We felt it was in the best interest of our customers, and ourselves, to provide free payment holidays for much of spring and summer of 2020. That was a terribly difficult decision because of the cash flow challenges it would create for ourselves, and the resulting impact it would have on our employees. Our company never had lay-offs or pay cuts until 2020. Fortunately, the resiliency of the American small business was on full display and with a healthy dose of help from our federal government, the vast majority of our customers quickly resumed making payments, appreciative of the assistance we provided.
What has contributed the most to Pawnee’s success?
Souverein: Two things: disciplined culture and our people.

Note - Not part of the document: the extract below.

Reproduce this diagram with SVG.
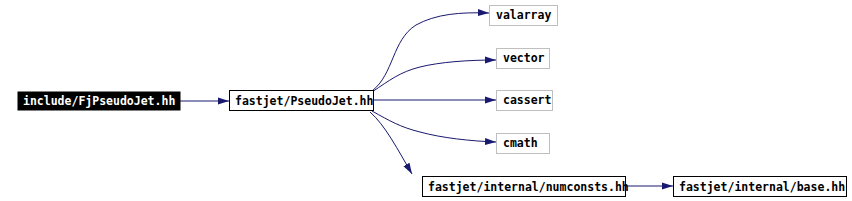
<svg xmlns="http://www.w3.org/2000/svg" width="852" height="201" viewBox="0 0 852 201">
<style>
text{font-family:"DejaVu Sans Mono","Liberation Mono",monospace;font-weight:bold;font-size:11.5px;fill:#000}
.n{fill:#fff;stroke:#000;stroke-width:1}
.g{fill:#fff;stroke:#bfbfbf;stroke-width:1}
.e{fill:none;stroke:#191970;stroke-width:1;marker-end:url(#a)}
</style>
<defs>
<marker id="a" markerUnits="userSpaceOnUse" markerWidth="11" markerHeight="8" refX="11" refY="4" orient="auto">
<path d="M0,0.5 L11,4 L0,7.5 z" fill="#191970"/>
</marker>
</defs>
<rect width="852" height="201" fill="#fff"/>
<g id="edges">
<path class="e" d="M180,101 L229,101"/>
<path class="e" d="M372,91 C394,74 392,40 416,25 C436,14 460,12 489,13"/>
<path class="e" d="M372,92 C390,80 400,72 420,67 C440,62 468,60 496,60"/>
<path class="e" d="M372,100 L496,100"/>
<path class="e" d="M372,111 C390,121 400,127 420,132 C442,138 470,141 496,142"/>
<path class="e" d="M370,112 C385,125 398,150 412,174"/>
<path class="e" d="M625,186 L673,186"/>
</g>
<g id="node1"><rect x="18" y="92" width="162" height="18" fill="#000" stroke="#000"/><text x="23" y="105" style="fill:#fff">include/FjPseudoJet.hh</text></g>
<g id="node2"><rect class="n" x="229.5" y="90.5" width="144" height="20"/><text x="235" y="105">fastjet/PseudoJet.hh</text></g>
<g id="node3"><rect class="g" x="489.5" y="5.5" width="68" height="20"/><text x="496" y="19">valarray</text></g>
<g id="node4"><rect class="g" x="496.5" y="48.5" width="53" height="20"/><text x="503" y="62">vector</text></g>
<g id="node5"><rect class="g" x="496.5" y="90.5" width="56" height="20"/><text x="503" y="104">cassert</text></g>
<g id="node6"><rect class="g" x="496.5" y="133.5" width="53" height="20"/><text x="503" y="147">cmath</text></g>
<g id="node7"><rect class="n" x="422.5" y="176.5" width="203" height="20"/><text x="428" y="191">fastjet/internal/numconsts.hh</text></g>
<g id="node8"><rect class="n" x="673.5" y="176.5" width="173" height="20"/><text x="679" y="191">fastjet/internal/base.hh</text></g>
</svg>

First, Chesswood has been looking since 2006 for a company that generates returns better than Pawnee and it hasn’t found one. We are very fortunate to have an excellent, high-performing business model that has excelled though multiple business cycles. For companies that have survived for many decades, discipline permeates every part of the business culture. For us, that has meant sticking to our knitting in times when competition became irrational. Likewise, taking a dip-your-toe-in approach when the path to higher originations wants to jump right in. The stalwarts of equipment finance don’t get enamored with sales but stay a steady course with an overarching disciplined mindset that equipment finance companies are risk management and collection enterprises at their core.
Second, and while its cliché, equipment finance is a people business. Technology is important, but at the end of the day, people do business with people. We have always had a great, attentive team that is empowered to make decisions, responds personally and quickly to our customers’ needs. We also have an abundance of amazing, supportive broker relationships — many of which we have grown alongside with. I remind our team regularly of the symbiotic relationship we have with our partners, as without them, we would have no business.
Moreover, we have had some truly remarkable people that have had an ever-lasting influence on our business. Rob Day led the business until the late 90s, nurtured the company in its early years and rooted our bottom-line culture; I’ve not met a more instinctive, passionate and creative leader. Second, Sam Leeper, who served as president from 1998 to 2005. Leeper was our banker before he joined Pawnee to succeed Day and an engineer by education and he delivered the disciplined culture that Pawnee needed at the right time for Pawnee.
And finally today’s executive and broader management team are the foundation of the business and have spearheaded our exceptional accomplishment of taking us from a $100 million asset business a decade ago to well over $1 billion in 2022.